The project consists of a couple of git submodules. if your version of git doesn't automatically check them out: git submodule init && git submodule update
With the submodules checked out, building the source follows the standard CMake convention. The library is compiled to object files. For an example of how to use these, examine the assetmapcli
target in CMakeLists.txt
- you are of course free to compile the object target into a static or shared library via your own add_library
. assetmapcli
is also a good code example for how to use the library.
assetmapcli
can be called with --help
for a list of options. Depending on your purpose, you can select various compression levels, compression strategies, dictionary sizes and bucket sizes.
Depending on filename strings, you can tune and/or experiment with the above parameters to obtain the values that work best for your situation.
There is absolutely no comprehensive verification of archive integrity; if you input a file that happens to have the byte 1
or 0
at the end, it will try to process it and result in Undefined Behaviour.
- Implement logic to identify the ideal bucket size to obtain a particular average or maximum number of entries per bucket.
- Add tail trimming of the bucket table - empty bucket fields above the last used bucket are unnecessary.
- Support alternative hashing algorithms - this is relatively trivial as all you are required to do is implement an interface.
- Implement determining the ideal dictionary size.
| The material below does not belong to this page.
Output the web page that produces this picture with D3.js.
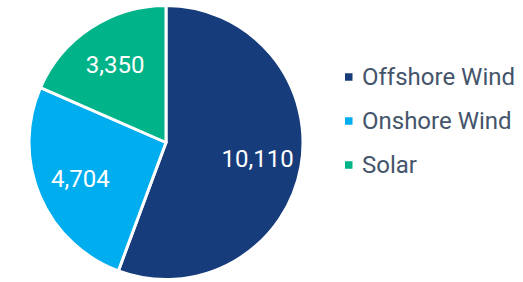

Currently, you can do this yourself manually through the CLI tool.
- Support perfect hashing. This would require a transformation step, filenames would be destroyed and replaced with a generated source file that symbolises the strings into constants. (e.g. "path/to/file" becomes something
constexpr auto PATH_TO_FILE = <bucket>
or an enum value - undecided; the principle remains the same.) - Add hugepage support if Linux ever gets around to supporting it for files on common filesystems.
- Add a "fake"
IMemoryMapper
implementation which merely copies bytes from a file stream into memory for platforms which lack the capability to directly map files.
- Archive Integrity.
- If you need to protect an archive from corruption, compute a digest and verify it before access or use a filesystem and/or transmission mechanism that guarantees this for you.
- Malicious Inputs.
- If you can't trust the input data, compute a cryptographic hash and sign it or use a filesystem and/or transmission mechanism that guarantees this for you.
- Compatibility
- Archives generated with (for example)
uint64_t
as the desired bucket count, bucket offset and element size are not compatible with other sizes. The CLI tool is no exception to this.- However, two binaries built with identical configuration and source code for different CPU architectures is expected to work with the exception of esoteric systems that do not read and write a single
uint8_t
in big-endian (e.g. the byte value 128 should be written as10000000
)
- However, two binaries built with identical configuration and source code for different CPU architectures is expected to work with the exception of esoteric systems that do not read and write a single
- The same will apply to changes in hash algorithm or compression. In short, readability of an archive is deliberately tied to the parameters chosen to compile the source code.
- Future versions may change the layout significantly; if this occurs, as a trivial sanity mechanism, the final byte of the archive will never be
0
or1
and older versions will refuse to read such archives.
- Archives generated with (for example)
Depending on your data, it may benefit from using a dictionary and then again, it may not. Dictionaries can be re-used after generation. It is recommended that your corpus of input files are related types. Consequently, if your project consists of many varied kinds of data, consider creating multiple different archives with different dictionaries.
If you have many files with fragments of data that is repeated across them rather than just within each individual file, a Dictionary will likely buy you decent savings.
A dictionary is always concatenated to the end of an archive after which a lam_size_t
and a final uint8_t
are then appended indicating the size of the dictionary and the flag (1
) denoting its presence.
- We assume that the required alignment of a
lam_size_t
is equal to itssizeof()
- however, reads and writes are encoded as byte-level operations and left to the compiler to optimise if it can. For architectures that do not permit unaligned accesses, this will certainly result in byte-by-byte operations. In future, this can be hinted for optimisation more robustly viastd::assume_aligned
in C++20. - We assume that Linux/Windows will align the start address of the archive to the size of a memory page (typically 4KB or more) and that consequently, a page is never smaller than
lam_size_t
. - The
lam_size_t
for the dictionary (if present) may or may not be aligned depending on the size of the dictionary. The field is only read once to load the dictionary; loading the dictionary itself will take far longer than a single unaligned read. - case-sensitivity of files is respected. Consequently, files with paths that differ only by case will not extract properly into a case-insensitive filesystem. Of course, the main use case is to decompress files directly from the archive into memory which makes the filesystem irrelevant.
- We verify at compile time that a
uint8_t
is anunsigned char
- if your platform differs, you can remove the check and run the unit tests. - A workaround is implemented for a deficiency in libstdc++'s std::reduce - namely, we use std::accumulate instead.
See the comment in include/DirectoryMetadata.h
for a description and overview of the internal layout.